Se me ocurren dos ejemplos posthitchockianos: el evidente es Obsession (1976) del maestro DePalma, que en una pirueta tan genial del maestro fratricida es capaz de presentar la escena para revelar acto seguido, zoom mediante, que el camarero lleva una pistola. De la plácida fiesta con riqueza al peligro inesperado sólo va un juego visual, dice siempre DePalma. Se repite, con otro significado distinto, la persecución y la frustración. El otro en Spielberg es En busca del arca perdida, aunque su referente más evidente del maestro Hitchock está en North by northwest, la base de toda gran cinta de acción y aventuras Si se fijan lo que hizo después Hitchock se alejaba de ese prólogo insuperable: Psycho y The Birds (en las que dinamitó astutamente el prólogo por la asunción del clímax insuperable), Marnie, Cortina Rasgada renuncian ya a ese prólogo. De las anteriores se permite en Atrapa a un Ladrón un inicio igual de sugerente (¡ese grito, ese robo!) y en Rope empezar justo en el crimen. Volviendo al Arca Perdida, el resto de la película no va a estar a la altura de ese inicio: el tesoro, la traición, la roca, los indios, el encuentro con Belloq (manía compartida de ambos directores que es la de darnos la clave de toda la película justo en el principio) y la huida in extremis. Lo que importa para Spielberg es lo que decía Paul Thomas Anderson ¡hay que captar la atención del espectador en los cinco primeros minutos! Pero aquí la genialidad surge en que este todo para el público se hace sin el público. Ni Vértigo ni En busca del arca perdida se proponen superar el prólogo y deslizan su narrativa ya con el público dentro. Esto que tiene más de tiránico y encantadoramente déspota demuestra que la famosa magia de cine es la maquiavélica gracia del cineasta.

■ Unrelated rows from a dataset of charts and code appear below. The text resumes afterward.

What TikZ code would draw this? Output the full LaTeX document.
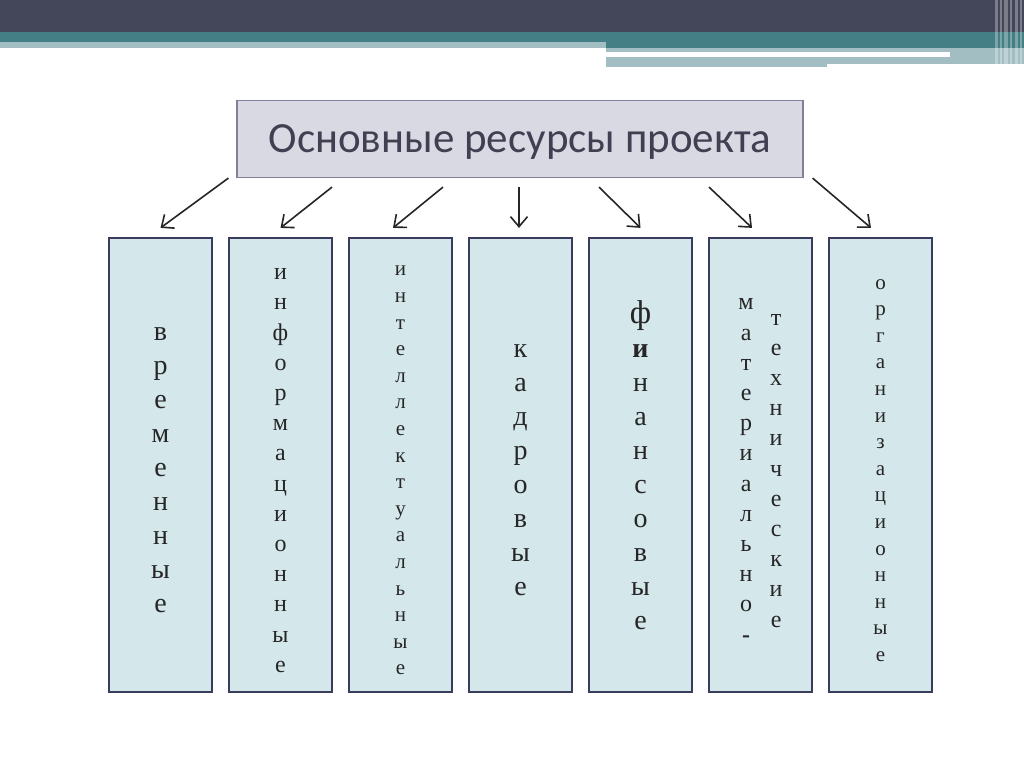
\documentclass[tikz,border=0pt]{standalone}
\usepackage{fontspec}
\setmainfont{Liberation Serif}
\newfontfamily\titlefont{Carlito}
\usepackage{tikz}
\usetikzlibrary{arrows.meta, calc, positioning}
\definecolor{hdrdark}{HTML}{444659}
\definecolor{hdrteal}{HTML}{447F86}
\definecolor{hdrlight}{HTML}{A2BEC2}
\definecolor{titlefill}{HTML}{D9D9E3}
\definecolor{titleline}{HTML}{80809A}
\definecolor{titletext}{HTML}{404052}
\definecolor{boxfill}{HTML}{D4E7EB}
\definecolor{boxline}{HTML}{3B3B5C}
% one letter per row, set a little below the middle of the box
\newcommand{\lettercol}[1]{\begin{tabular}[c]{@{}c@{}}#1\end{tabular}}
\newcommand{\lowered}[1]{\raisebox{-5pt}[\height][\depth]{#1}}

\begin{document}
\begin{tikzpicture}[x=1pt, y=-1pt, >={Straight Barb[length=10pt,width=17pt]}, node distance=14.8pt,
    titlebox/.style={draw=titleline, line width=1.2pt, fill=titlefill, minimum width=566pt, minimum height=77pt, text depth=0pt, text=titletext, font=\titlefont\fontsize{43}{50}\selectfont},
    resbox/.style={draw=boxline, line width=2.2pt, fill=boxfill, minimum width=103pt, minimum height=454pt, inner sep=0pt, text=black!85},
    bigletters/.style={font=\fontsize{28}{34}\selectfont},
    midletters/.style={font=\fontsize{24}{30.2}\selectfont},
    smallletters/.style={font=\fontsize{21}{26.6}\selectfont},
    link/.style={->, line width=1.6pt, black!85}]
    \useasboundingbox (0,0) rectangle (1024,767);
    \fill[white] (0,0) rectangle (1024,767);

    % Slide header
    \fill[hdrdark] (0,0) rectangle (1024,32);
    \fill[hdrteal] (0,32) rectangle (1024,42);
    \fill[hdrlight] (0,42) rectangle (606,48);
    \fill[hdrteal] (606,42) rectangle (1024,48);
    \fill[hdrlight] (606,48) rectangle (1024,64);
    \fill[hdrlight] (606,64) rectangle (827,67.5);
    \fill[white] (606,52.3) rectangle (950,56.7);
    \foreach \vx/\vw in {995/3, 1000/2, 1004/4, 1010/2, 1015/3, 1020/2}
        \fill[white, opacity=0.3] (\vx,0) rectangle ++(\vw,67);

    % Title node
    \node[titlebox] (title) at (520,139) {Основные ресурсы проекта};

    % Resource columns
    \node[resbox, bigletters] (vrem) at (160.5,465) {\lowered{\lettercol{в\\р\\е\\м\\е\\н\\н\\ы\\е}}};
    \node[resbox, midletters, right=of vrem] (inform) {\lowered{\lettercol{и\\н\\ф\\о\\р\\м\\а\\ц\\и\\о\\н\\н\\ы\\е}}};
    \node[resbox, smallletters, right=of inform] (intel) {\lowered{\lettercol{и\\н\\т\\е\\л\\л\\е\\к\\т\\у\\а\\л\\ь\\н\\ы\\е}}};
    \node[resbox, bigletters, right=of intel] (kadr) {\lowered{\lettercol{к\\а\\д\\р\\о\\в\\ы\\е}}};
    \node[resbox, bigletters, right=of kadr] (fin) {\lowered{\lettercol{{\fontsize{33}{34}\selectfont ф}\\\textbf{и}\\н\\а\\н\\с\\о\\в\\ы\\е}}};
    \node[resbox, midletters, right=of fin] (mattech) {\lowered{%
        \lettercol{м\\а\\т\\е\\р\\и\\а\\л\\ь\\н\\о\\\textbf{-}}\hspace{16pt}%
        \lettercol{т\\е\\х\\н\\и\\ч\\е\\с\\к\\и\\е}}};
    \node[resbox, smallletters, right=of mattech] (org) {\lowered{\lettercol{о\\р\\г\\а\\н\\и\\з\\а\\ц\\и\\о\\н\\н\\ы\\е}}};

    % Arrows
    \draw[link] ($(title.south west)+(-8,0)$) -- ([yshift=9pt]vrem.north);
    \draw[link] ($(title.south)+(-188,9)$) -- ([yshift=9pt]inform.north);
    \draw[link] ($(title.south)+(-77,9)$) -- ([xshift=-7.5pt,yshift=9pt]intel.north);
    \draw[link] ($(title.south)+(-1,9)$) -- ([xshift=-1.5pt,yshift=9pt]kadr.north);
    \draw[link] ($(title.south)+(79,9)$) -- ([yshift=9pt]fin.north);
    \draw[link] ($(title.south)+(189,9)$) -- ([xshift=-8.5pt,yshift=9pt]mattech.north);
    \draw[link] ($(title.south east)+(9,0)$) -- ([xshift=-9.5pt,yshift=9pt]org.north);
\end{tikzpicture}
\end{document}
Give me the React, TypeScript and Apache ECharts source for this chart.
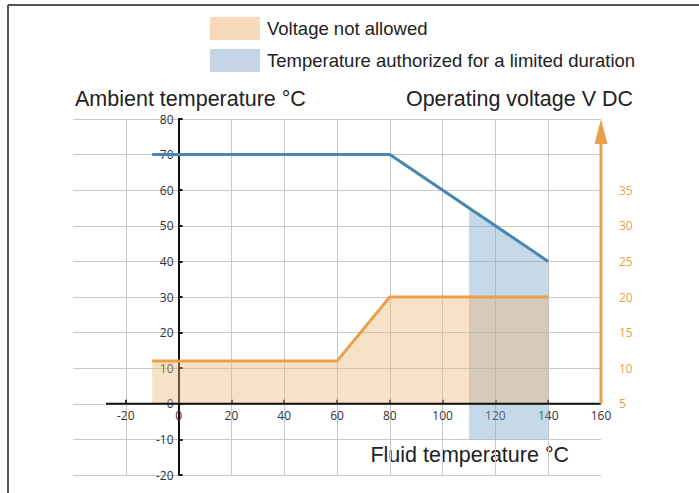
import React, { useEffect, useRef } from "react";
import * as echarts from "echarts";

// Data
const blueLine: [number, number][] = [[-10, 70], [80, 70], [140, 40]];
const orangeLine: [number, number][] = [[-10, 12], [60, 12], [80, 30], [140, 30]];
const blueZoneTop: [number, number][] = [[110, 55], [140, 40]];
const blueZoneBottom = -10;
const xTickLabels = [-20, 0, 20, 40, 60, 80, 100, 120, 140, 160];
const xTickMarks = [-20, 20, 40, 60, 80, 100, 120, 140];
const yTickLabels = [80, 70, 60, 50, 40, 30, 20, 10, 0, -10, -20];
const voltageLabels = [5, 10, 15, 20, 25, 30, 35];
const xAxisLineSpan: [number, number][] = [[-27.5, 0], [160, 0]];
const voltageAxisSpan = [5, 45];

const legendNames = ["Voltage not allowed", "Temperature authorized for a limited duration"];

const ORANGE = "#e9a04d";
const BLUE = "#4a86ad";
const GRID_L = 73;
const GRID_T = 119;
const GRID_W = 528;
const GRID_H = 356;
const X_MIN = -40;
const X_MAX = 160;
const Y_MIN = -20;
const Y_MAX = 80;
const V_MIN = -5;
const V_MAX = 45;
const ARROW_W = 13;
const ARROW_H = 25;

export default function App() {
  const ref = useRef<HTMLDivElement>(null);
  useEffect(() => {
    if (!ref.current) return;
    const chart = echarts.init(ref.current, undefined, { renderer: "svg" });
    const pxPerV = GRID_H / (V_MAX - V_MIN);
    const arrowCenterV = voltageAxisSpan[1] - ARROW_H / 2 / pxPerV;
    const yAxisShift = ((0 - X_MIN) / (X_MAX - X_MIN)) * GRID_W;
    const xAxisShift = ((0 - Y_MIN) / (Y_MAX - Y_MIN)) * GRID_H;
    const tickFont = { fontFamily: "Open Sans", fontSize: 12, color: "#333" };
    chart.setOption({
      animation: false,
      grid: { left: GRID_L, top: GRID_T, width: GRID_W, height: GRID_H, containLabel: false },
      legend: {
        orient: "vertical",
        left: 205,
        top: 12,
        itemWidth: 50,
        itemHeight: 23,
        itemGap: 9,
        selectedMode: false,
        textStyle: { fontFamily: "Liberation Sans", fontSize: 18.5, color: "#222", padding: [0, 0, 2, 2] },
        data: [
          { name: legendNames[0], icon: "rect", itemStyle: { color: "#f6dab9" } },
          { name: legendNames[1], icon: "rect", itemStyle: { color: "#c6d6e7" } },
        ],
      },
      xAxis: {
        type: "value",
        min: X_MIN,
        max: X_MAX,
        interval: 20,
        position: "bottom",
        offset: -xAxisShift,
        axisLine: { show: false, onZero: false },
        axisTick: {
          show: true,
          inside: true,
          length: 4,
          customValues: xTickMarks,
          lineStyle: { color: "#333", width: 2 },
        },
        axisLabel: { ...tickFont, margin: 6, customValues: xTickLabels },
        splitLine: { show: true, lineStyle: { color: "#c8c8c8", width: 1 } },
      },
      yAxis: [
        {
          type: "value",
          min: Y_MIN,
          max: Y_MAX,
          interval: 10,
          position: "left",
          offset: -yAxisShift,
          axisLine: { show: true, onZero: false, lineStyle: { color: "#111", width: 2 } },
          axisTick: { show: true, inside: true, length: 4, lineStyle: { color: "#111", width: 2 } },
          axisLabel: { ...tickFont, margin: 5, customValues: yTickLabels },
          splitLine: { show: true, lineStyle: { color: "#c8c8c8", width: 1 } },
        },
        {
          type: "value",
          position: "right",
          min: V_MIN,
          max: V_MAX,
          interval: 5,
          axisLine: { show: false },
          axisTick: { show: false },
          splitLine: { show: false },
          axisLabel: { fontFamily: "Open Sans", fontSize: 12, color: ORANGE, margin: 18, customValues: voltageLabels },
        },
      ],
      graphic: [
        { type: "line", shape: { x1: 8, y1: 5, x2: 699, y2: 5 }, style: { stroke: "#555", lineWidth: 2 } },
        { type: "line", shape: { x1: 8, y1: 5, x2: 8, y2: 493 }, style: { stroke: "#555", lineWidth: 2 } },
        {
          type: "text",
          left: 75,
          top: 88,
          style: { text: "Ambient temperature °C", fontFamily: "Liberation Sans", fontSize: 21.5, fill: "#222" },
        },
        {
          type: "text",
          right: 699 - 633,
          top: 88,
          style: { text: "Operating voltage V DC", fontFamily: "Liberation Sans", fontSize: 21.5, fill: "#222" },
        },
        {
          type: "text",
          right: 699 - 569,
          top: 444,
          style: { text: "Fluid temperature °C", fontFamily: "Liberation Sans", fontSize: 21.5, fill: "#222" },
        },
      ],
      series: [
        {
          name: legendNames[1],
          type: "line",
          data: blueZoneTop,
          symbol: "none",
          lineStyle: { width: 0, opacity: 0 },
          itemStyle: { color: "#c6d6e7" },
          areaStyle: { color: "rgba(120,165,200,0.42)", origin: blueZoneBottom, opacity: 1 },
          z: 2,
        },
        {
          name: legendNames[0],
          type: "line",
          data: orangeLine,
          symbol: "none",
          lineStyle: { color: ORANGE, width: 3 },
          itemStyle: { color: "#f6dab9" },
          areaStyle: { color: "rgba(236,179,115,0.4)", origin: 0, opacity: 1 },
          z: 3,
        },
        {
          name: "Ambient limit",
          type: "line",
          data: blueLine,
          symbol: "none",
          lineStyle: { color: BLUE, width: 3 },
          itemStyle: { color: BLUE },
          z: 4,
        },
        {
          name: "x axis line",
          type: "line",
          data: xAxisLineSpan,
          symbol: "none",
          lineStyle: { color: "#111", width: 2 },
          z: 5,
          silent: true,
        },
        {
          name: "voltage axis",
          type: "line",
          yAxisIndex: 1,
          data: [[160, voltageAxisSpan[0]], [160, arrowCenterV]],
          symbol: "none",
          lineStyle: { color: ORANGE, width: 3 },
          z: 5,
          silent: true,
        },
        {
          name: "voltage arrow",
          type: "scatter",
          yAxisIndex: 1,
          data: [[160, arrowCenterV]],
          symbol: "triangle",
          symbolSize: [ARROW_W, ARROW_H],
          itemStyle: { color: ORANGE, opacity: 1 },
          z: 6,
          silent: true,
        },
      ],
    });
    return () => chart.dispose();
  }, []);
  return (
    <div
      ref={ref}
      style={{ position: "absolute", left: 0, top: 0, width: 699, height: 493, background: "#fff" }}
    />
  );
}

Otros ejemplos de prólogos hitchockianos:

-Los prólogos evidentemente bondianos heredaron algo de esa tendencia, aunque hacen una apuesta más que hitchockiana de apuesta por el espectáculo y el cliffhanger (características implícitas en las películas de A.H. también, ojo) sin más. Puede que el más interesante sea el de la reciente Casino Royale (2006, Martin Campbell) con su sugerente doble crimen, siendo el segundo el que termina más tarde y da inicio a la película.

-Misión Imposible (1996, Brian DePalma). A caballo entre la serie y el voyeur que presencia asesinatos dolorosamente simulados.

-En distintos grados de parodia y exceso Indiana Jones y el templo maldito y Indiana Jones y la última cruzada. Me gusta más el primero por lo de Anything Goes de Cole Porter como auténtica declaración de principios de la esencia spielbergiana del espectáculo y de la película misma. Y el hecho de que esté totalmente alejado de lo que veremos después, es superficialmente bondiano. El segundo combina dos líneas temporales astutamente para relatarnos el origen de nuestro superhéroe, evidentemente, circense.

-E.T. tiene un inicio increíble: los agentes misteriosos del gobierno y la nave espacial. No se me ocurre mejor forma de seducir a un público abandonado después a la soledad de Elliott.